* _Work required_
Repeat everything from the first line of the listing below through the line that contains "14.8, 8.4, 6.8];", exactly. Leave out pictures.

::: Supplied information

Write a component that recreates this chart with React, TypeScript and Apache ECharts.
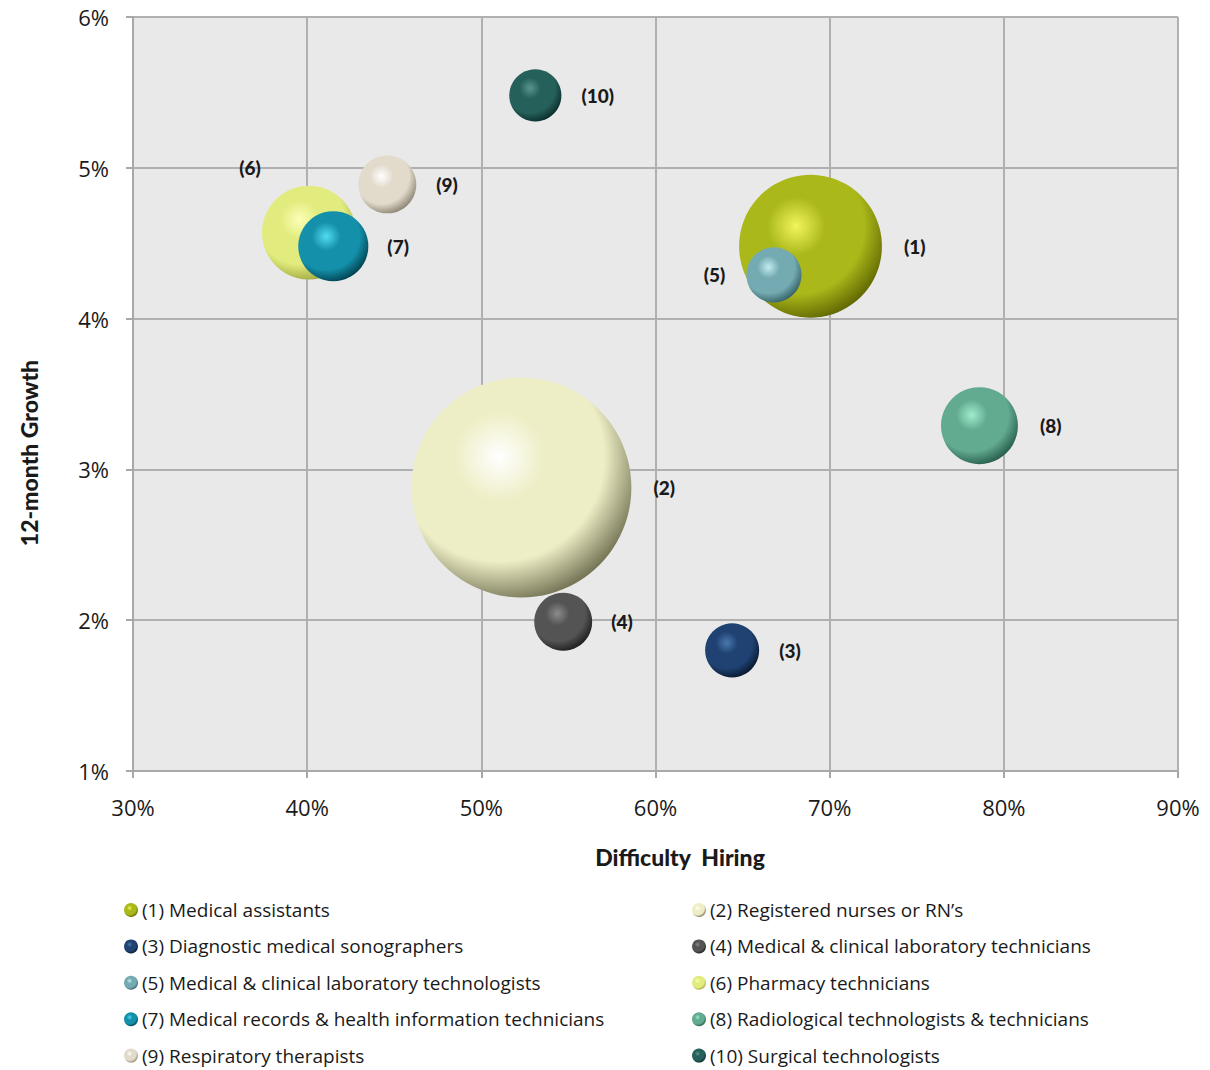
import React, { useEffect, useRef } from "react";
import * as echarts from "echarts";

const occupations = [
  "Medical assistants",
  "Registered nurses or RN’s",
  "Diagnostic medical sonographers",
  "Medical & clinical laboratory technicians",
  "Medical & clinical laboratory technologists",
  "Pharmacy technicians",
  "Medical records & health information technicians",
  "Radiological technologists & technicians",
  "Respiratory therapists",
  "Surgical technologists",
];
const difficultyHiring = [68.9, 52.3, 64.4, 54.7, 66.8, 40.1, 41.5, 78.6, 44.6, 53.1];
const growth12m = [4.48, 2.88, 1.8, 1.99, 4.29, 4.57, 4.48, 3.29, 4.89, 5.48];
const bubbleSize = [51, 121, 7.3, 8.4, 7.6, 22, 12.3, 14.8, 8.4, 6.8];

const xAxisTicks = { min: 30, max: 90, interval: 10 };
const yAxisTicks = { min: 1, max: 6, interval: 1 };

// [highlight, base, shadow]
const sphereColors = [
  ["#f2f65a", "#aab81a", "#5d6400"],
  ["#ffffff", "#eeeec6", "#6e6e50"],
  ["#4a78ac", "#1f4272", "#08162c"],
  ["#8c8c8c", "#545454", "#1c1c1c"],
  ["#c0ecf0", "#74aab2", "#325e64"],
  ["#fbffb8", "#e2ec7e", "#9ea43c"],
  ["#52dcf0", "#1590aa", "#003e4c"],
  ["#a0eccc", "#62aa90", "#245a48"],
  ["#ffffff", "#e2dacb", "#8a8270"],
  ["#5a968c", "#25605a", "#0a2a28"],
];

// label placement per bubble (style only)
const labelPlacement: any[] = [
  { position: "right", distance: 22 },
  { position: "right", distance: 22 },
  { position: "right", distance: 20 },
  { position: "right", distance: 19 },
  { position: "left", distance: 21 },
  { position: [-12, -18], align: "center", verticalAlign: "middle" },
  { position: "right", distance: 19 },
  { position: "right", distance: 22 },
  { position: "right", distance: 20 },
  { position: "right", distance: 20 },
];

const sphere = (c: string[]) => ({
  type: "radial",
  x: 0.4,
  y: 0.36,
  r: 0.68,
  colorStops: [
    { offset: 0, color: c[0] },
    { offset: 0.3, color: c[1] },
    { offset: 0.7, color: c[1] },
    { offset: 1, color: c[2] },
  ],
});

const seriesName = (i: number) => `(${i + 1}) ${occupations[i]}`;

export default function App() {
  const ref = useRef<HTMLDivElement>(null);
  useEffect(() => {
    if (!ref.current) return;
    const chart = echarts.init(ref.current, null, { renderer: "svg" });
    const font = "Open Sans";
    const boldFont = "Lato";
    const series = occupations.map((_, i) => ({
      name: seriesName(i),
      type: "scatter",
      data: [[difficultyHiring[i], growth12m[i], bubbleSize[i]]],
      symbolSize: (v: number[]) => 20 * Math.sqrt(v[2]),
      itemStyle: { color: sphere(sphereColors[i]) as any, opacity: 1 },
      label: {
        show: true,
        formatter: `(${i + 1})`,
        fontFamily: boldFont,
        fontWeight: 900,
        fontSize: 19,
        color: "#1a1a1a",
        ...labelPlacement[i],
      },
      emphasis: { disabled: true },
    }));
    const leftNames = occupations.map((_, i) => i).filter((i) => i % 2 === 0).map(seriesName);
    const rightNames = occupations.map((_, i) => i).filter((i) => i % 2 === 1).map(seriesName);
    const legendBase = {
      orient: "vertical",
      top: 900,
      padding: 0,
      itemWidth: 14,
      itemHeight: 14,
      itemGap: 16.4,
      icon: "circle",
      selectedMode: false,
      textStyle: { fontFamily: font, fontSize: 19, lineHeight: 20, color: "#1a1a1a", padding: [0, 0, 0, -1] },
    };
    chart.setOption({
      animation: false,
      backgroundColor: "#ffffff",
      grid: {
        left: 133,
        right: 32,
        top: 17,
        bottom: 299,
        show: true,
        backgroundColor: "#e9e9e9",
        borderWidth: 0,
      },
      xAxis: {
        type: "value",
        ...xAxisTicks,
        axisLine: { show: true, lineStyle: { color: "#a8a8a8", width: 2 } },
        axisTick: { show: true, length: 7, lineStyle: { color: "#a8a8a8", width: 2 } },
        splitLine: { show: true, lineStyle: { color: "#b0b0b0", width: 2 } },
        axisLabel: {
          formatter: "{value}%",
          fontFamily: font,
          fontSize: 22,
          color: "#1a1a1a",
          margin: 25,
        },
      },
      yAxis: {
        type: "value",
        ...yAxisTicks,
        axisLine: { show: true, lineStyle: { color: "#a8a8a8", width: 2 } },
        axisTick: { show: true, length: 7, lineStyle: { color: "#a8a8a8", width: 2 } },
        splitLine: { show: true, lineStyle: { color: "#b0b0b0", width: 2 } },
        axisLabel: {
          formatter: "{value}%",
          fontFamily: font,
          fontSize: 22,
          color: "#1a1a1a",
          margin: 24,
        },
      },
      legend: [
        { ...legendBase, left: 124, data: leftNames },
        { ...legendBase, left: 692, data: rightNames },
      ],
      graphic: [
        {
          type: "text",
          x: 680,
          y: 857,
          style: {
            text: "Difficulty  Hiring",
            fontFamily: boldFont,
            fontWeight: 900,
            fontSize: 23,
            fill: "#1a1a1a",
            align: "center",
            verticalAlign: "middle",
          },
        },
        {
          type: "text",
          x: 29,
          y: 453,
          rotation: Math.PI / 2,
          style: {
            text: "12-month Growth",
            fontFamily: boldFont,
            fontWeight: 900,
            fontSize: 23,
            fill: "#1a1a1a",
            align: "center",
            verticalAlign: "middle",
          },
        },
      ],
      series,
    });
    return () => chart.dispose();
  }, []);
  return <div ref={ref} style={{ width: 1210, height: 1070, position: "absolute", left: 0, top: 0 }} />;
}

::::::

* _Answer for the task_
Write a component that recreates this chart with React, TypeScript and Apache ECharts.
import React, { useEffect, useRef } from "react";
import * as echarts from "echarts";

const occupations = [
  "Medical assistants",
  "Registered nurses or RN’s",
  "Diagnostic medical sonographers",
  "Medical & clinical laboratory technicians",
  "Medical & clinical laboratory technologists",
  "Pharmacy technicians",
  "Medical records & health information technicians",
  "Radiological technologists & technicians",
  "Respiratory therapists",
  "Surgical technologists",
];
const difficultyHiring = [68.9, 52.3, 64.4, 54.7, 66.8, 40.1, 41.5, 78.6, 44.6, 53.1];
const growth12m = [4.48, 2.88, 1.8, 1.99, 4.29, 4.57, 4.48, 3.29, 4.89, 5.48];
const bubbleSize = [51, 121, 7.3, 8.4, 7.6, 22, 12.3, 14.8, 8.4, 6.8];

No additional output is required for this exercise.